Private Fears in Public Places (2007)
Legendary French filmmaker Alain Resnais is one of those directors who is perceived as being masterful and “good for you” and, as a result, has been ignored by me. I’m not championing this viewpoint, but there it is. I’ve read Hiroshima Mon Amour’s DVD box probably a dozen times and have yet to take it out. The rest of Resnais’s work is even less familiar to me. He was always one of the Men of Film that I was always going to catch up with.
I finally caught a Resnais film, Private Fears in Public Places, the 84 year old director’s most recent, and one of the most acclaimed of last year. Truthfully, if I had been paying more attention to my Netflix queue, I probably wouldn’t have seen it this soon. But I wasn’t, so I did. And I’m glad that that oversight forced me to correct a larger one. The first thing that should be said about Private Fears is that it’s not some crusty “brilliant” movie that puts you to sleep in 20 minutes. It’s alive, romantic, and spry, an elder master showing the kids how it’s done.

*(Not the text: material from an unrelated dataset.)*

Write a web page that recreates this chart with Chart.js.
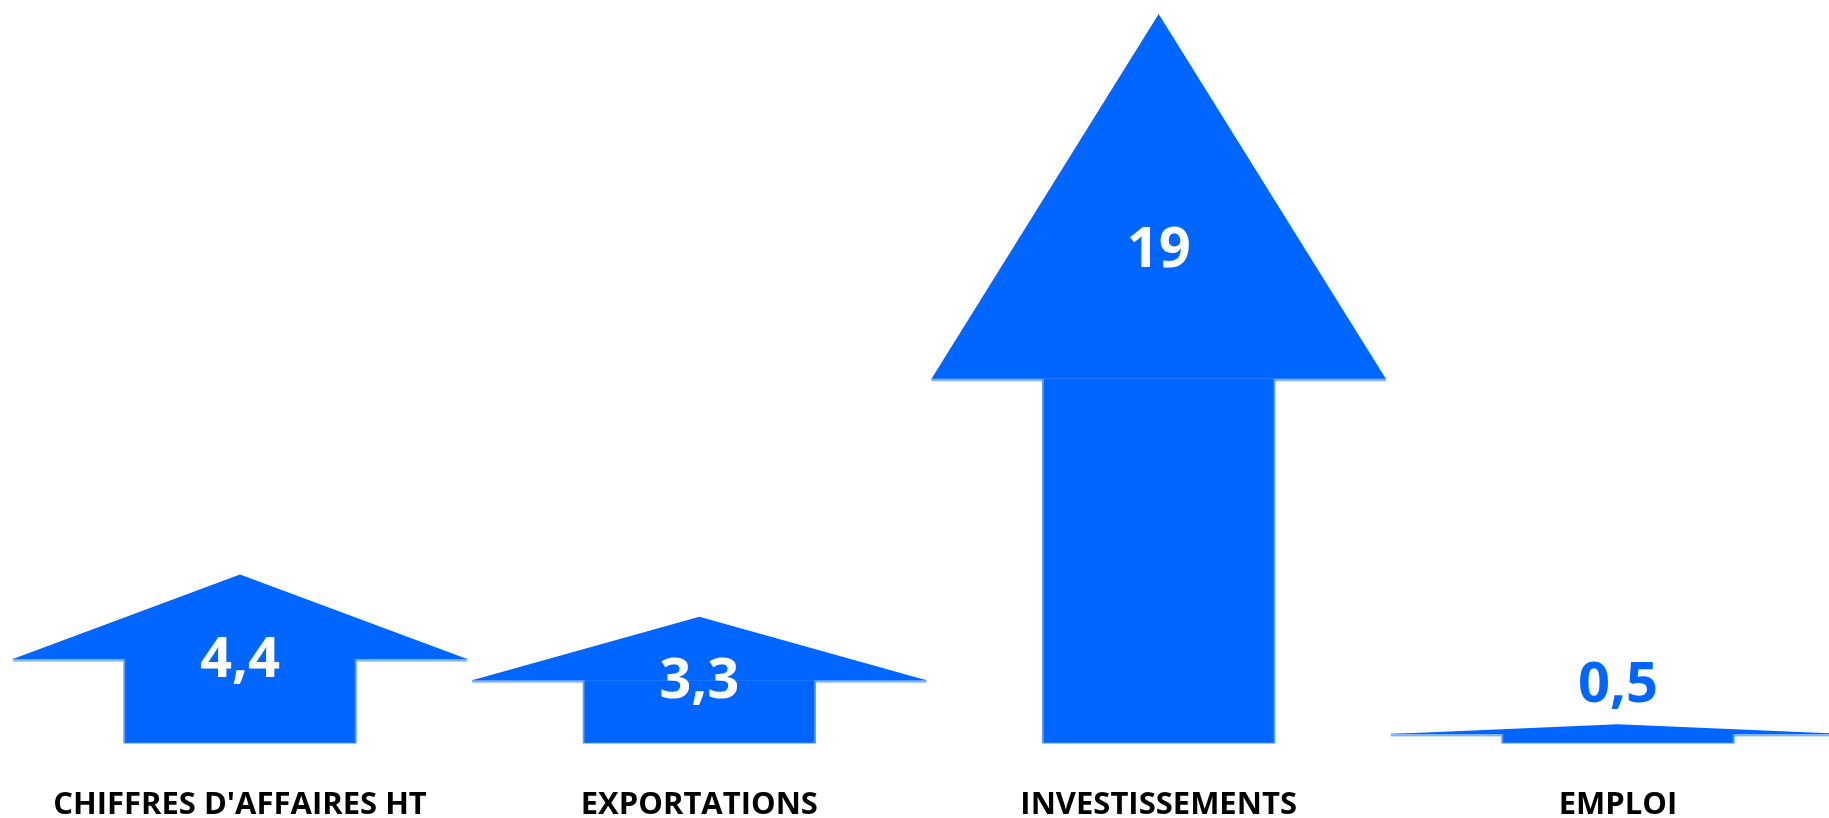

Like most people in their twenties who see more movies in a week than most see in a month, I normally have an aversion to American romantic comedies. Most, which are generally labeled as “chick flicks” are desperate sexist parables that might as well carry a MATE! MATE! MATE! sign outside the theatre lobby. The films generally portray women as mindless nobodies who will remain nobodies until the perfect bland, hunky guy fucks them into true being, and, of course, marries them. Their life is to find a man to be subservient to, and these are supposed to be for women? Most romances seem to be deathly afraid of melancholy that doesn’t entail wolfing a pint of ice cream with your best girlfriend. True melancholy, the kind that most people wear like a transparent shawl, is rarely touched upon in American romances.
That shawl envelopes Private Fears in Public Places, which plays, and I know the big critics would kill me if they read me, like a blending of Love, Actually and the Alan Rudolph of Choose Me. Like those films, Private Fears is a roundelay, here involving six people who are intertangled in ways they don’t fully comprehend, and their sometimes desperate lunges at romantic fulfillment. The film doesn’t dry hump you like the last half of Love, Actually with climax after cloying climax, and it doesn’t wear its kookiness on its sleeve like Rudolph tends to, the film simply is. Resnais understands that someone can be unhappy without comprising their dignity and that they can be unhappy BECAUSE they don’t compromise their dignity. Resnais’ conviction in this simple observation is refreshing, and ensures that little actually happens in Private Fears in Public Places, but the little that does happen means everything.
Resnais, like Altman, brings with his age the best of both worlds: the wisdom and confidence of his experience and the hunger and pure cinema intoxication of a man much younger. The film, even if it were nothing else, is a remarkable, enjoyable bit of visual craft. Private Fears is set in the Paris of its inhabitants’ dreams: otherworldly, perfect, like a postcard or a fairy tale. Resnais’ camera always seems to be exactly where it should be, the work is exuberant without showing off. There’s an extended scene, really a breakup scene, that is shot from the ceiling of the apartment, and while you praise the technique, you can’t help but note that it’s the loneliest, most desolate way to film the scene. Resnais also has a habit of framing his characters in transparent cages, a succinct, unpretentious metaphor for the reason we see these kinds of movies to begin with, and the reason we should celebrate them when they’re this good.
★★★½


January 18th, 2008 at 12:16 pm
Hilarious review. Really good. I snorted laughing at my desk. Then added the film to the ‘ol netflix queue.
Have you ever tried to bring up to a chick that their chick-flicks are actually insulting and degrading to women? Ive never had much luck, i end up in some bizarro place where they think IM the insulting and degrading one… dumb broads.
January 19th, 2008 at 5:42 am
Spot on, Chuck. It’s been good reading on your site this week.
January 19th, 2008 at 9:14 am
Thanks guys.
Chris: Yeah, I’ve tried, and the women I’ve spoken to about it reacted about as yours did. I guess there’s no crossing certain barriers.